CDPs with machine learning (ML) baked in can enhance customer experiences even more. How? ML-enabled CDPs derive insights, such as behavioral patterns, from extremely large datasets that would take humans months, if not years, to analyze.
For instance, you can use ML to find clusters of customers with specific behaviors, like buyers who take 60+ days to place a second order but for a significantly higher dollar value than others who place more frequent orders. This cluster appears to be stocking up on the same goods, so it might be a good idea to offer them a discount for setting up autoship services or send a coupon for an item that complements their regular order.
5. Multichannel messaging
Once your customer data is unified and you have a complete profile of your customers, you can use your CDP to optimize marketing campaigns across all online and offline channels. For example, if you have data that a customer who often opens your marketing emails has viewed a product on your website but abandoned their shopping cart, you can then tailor your next email to that individual to reengage them. With a customer data platform, you can deliver the right message to the right individual through the right channel.
Similarly, it can tell you what message not to send to a customer. You can use a CDP to combine online data from your digital channels with offline customer data from your point-of-sale (POS) system. A more complete view of the customer could prompt you to exclude customers who recently purchased an item in your physical store from your next social media ad campaign for that same item, leading to more effective and efficient marketing.
6. Fewer privacy risks
As consumer views on data privacy grow more conservative, audiences have begun demanding more from organizations, such as consent prior to data collection. This trend coincides with a rising number of data privacy regulations worldwide, including the European Union’s General Data Protection Regulation (GDPR) and the Virginia Consumer Data Protection Act (VCDPA).

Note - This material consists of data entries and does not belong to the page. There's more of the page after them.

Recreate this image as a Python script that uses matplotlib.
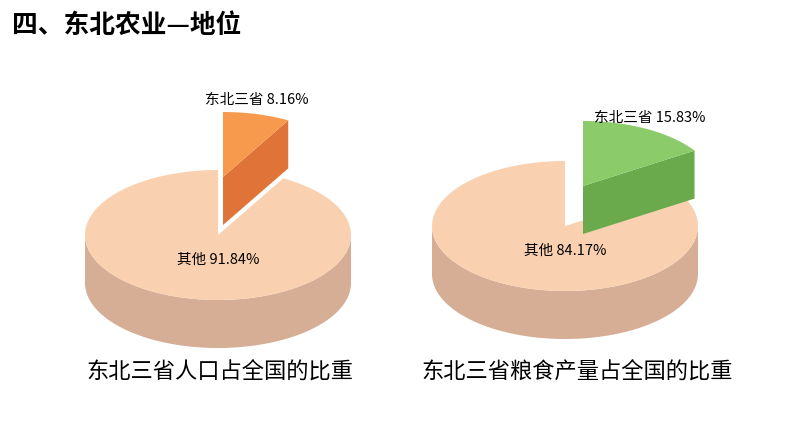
import numpy as np
import matplotlib
matplotlib.use("Agg")
import matplotlib.pyplot as plt
from matplotlib.patches import Polygon

plt.rcParams['font.family'] = ['Noto Sans CJK SC', 'DejaVu Sans']

title = "四、东北农业—地位"
captions = ["东北三省人口占全国的比重", "东北三省粮食产量占全国的比重"]
slice_names = ["东北三省", "其他"]
values = [[8.16, 91.84], [15.83, 84.17]]
slice_colors = [("#F79A4E", "#E07438"), ("#8CCB69", "#6AAA4C")]
main_top, main_side = "#F9D0B0", "#D5AE95"

fig = plt.figure(figsize=(7.94, 4.47), dpi=100)
ax = fig.add_axes([0, 0, 1, 1])
ax.set_xlim(0, 794); ax.set_ylim(447, 0); ax.axis('off')

rx, ry, depth = 133, 65, 48
geo = [dict(cx=218, cy=235, sdx=5, sdy=-58, lab=(257, 100), cap=(220, 372)),
       dict(cx=565, cy=226, sdx=18, sdy=-40, lab=(650, 118), cap=(577, 372))]

def pt(cx, cy, t):
    r = np.radians(t)
    return cx + rx*np.cos(r), cy - ry*np.sin(r)

def arc(cx, cy, a, b, n=120):
    ts = np.linspace(a, b, n)
    return [pt(cx, cy, t) for t in ts]

for g, v, (sc_top, sc_dark), cap in zip(geo, values, slice_colors, captions):
    cx, cy = g['cx'], g['cy']
    p = v[0] / 100.0
    a1 = 90 - 360*p
    top = arc(cx, cy, 180, 360)
    bot = [(x, y+depth) for x, y in top[::-1]]
    ax.add_patch(Polygon(top+bot, closed=True, fc=main_side, ec='none'))
    poly = [(cx, cy)] + arc(cx, cy, 90, a1+360)
    ax.add_patch(Polygon(poly, closed=True, fc=main_top, ec='none'))
    scx = cx + g['sdx']
    scy = cy + g['sdy']
    e = pt(scx, scy, a1)
    face = [(scx, scy), e, (e[0], e[1]+depth), (scx, scy+depth)]
    ax.add_patch(Polygon(face, closed=True, fc=sc_dark, ec='none'))
    ax.add_patch(Polygon([(scx, scy)] + arc(scx, scy, a1, 90), closed=True, fc=sc_top, ec='none'))
    ax.text(g['lab'][0], g['lab'][1], f"{slice_names[0]} {v[0]:.2f}%", fontsize=10.5, ha='center', va='center')
    ax.text(cx, cy+25, f"{slice_names[1]} {v[1]:.2f}%", fontsize=10.5, ha='center', va='center')
    ax.text(g['cap'][0], g['cap'][1], cap, fontsize=16, ha='center', va='center')

ax.text(12, 25, title, fontsize=18.5, fontweight='bold', ha='left', va='center')
fig.savefig("out.png", dpi=100)
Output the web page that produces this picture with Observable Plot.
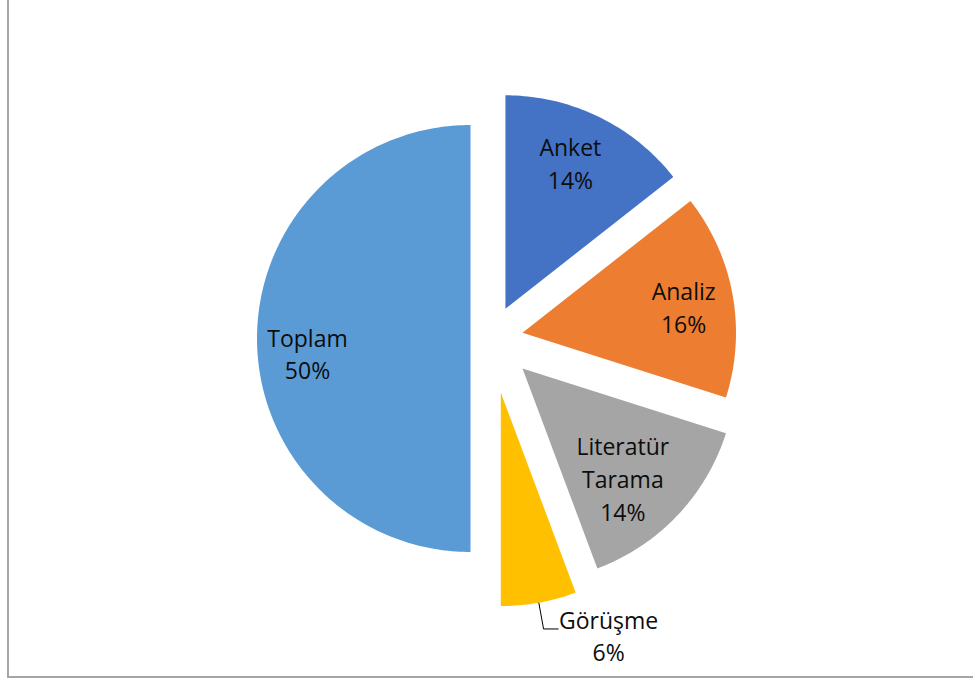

A CDP can help organizations meet these data privacy changes by bringing data together to produce a so-called “golden record” for a unified view of a single customer. This profile acts as a kind of map for companies, allowing them to identify the upstream and downstream systems where customer data should be deleted if requested or required.
Some CDPs can also integrate with consent management software, so information about a customer’s data privacy preferences can be folded into their profile.
7. Actionable analytics
Keep in mind that a CDP is not just another database to store your customer data and then forget about it. A customer data platform’s value comes from the insights you derive from it to inform your marketing strategy. You can use a customer data platform to identify your best (or most loyal, highest lifetime value, or some other superlative) customers, then leverage analytics capabilities to determine the other characteristics of these customers, such as they only shop with a discount or they prefer to buy online and pick up in store. Your marketing team can use these insights to design campaigns to keep these audiences engaged or even to find similar, “lookalike” customers who can be nurtured into becoming future best customers. With actionable analytics, a CDP brings your customer data to life and enables smarter, more successful marketing.
Bottom line
For organizations to truly derive a return on their investment in a CDP, the use cases to which it can be applied to their business should be clearly identified. From improved personalization to an optimized customer journey and complying with ever-shifting data privacy regulations, a CDP fulfills many use cases. Once internal stakeholders agree and there’s cross-team buy-in on the use cases for which a CDP offers the best solution, then you can more easily track how it helps meet the organization’s goals and thus prove its value.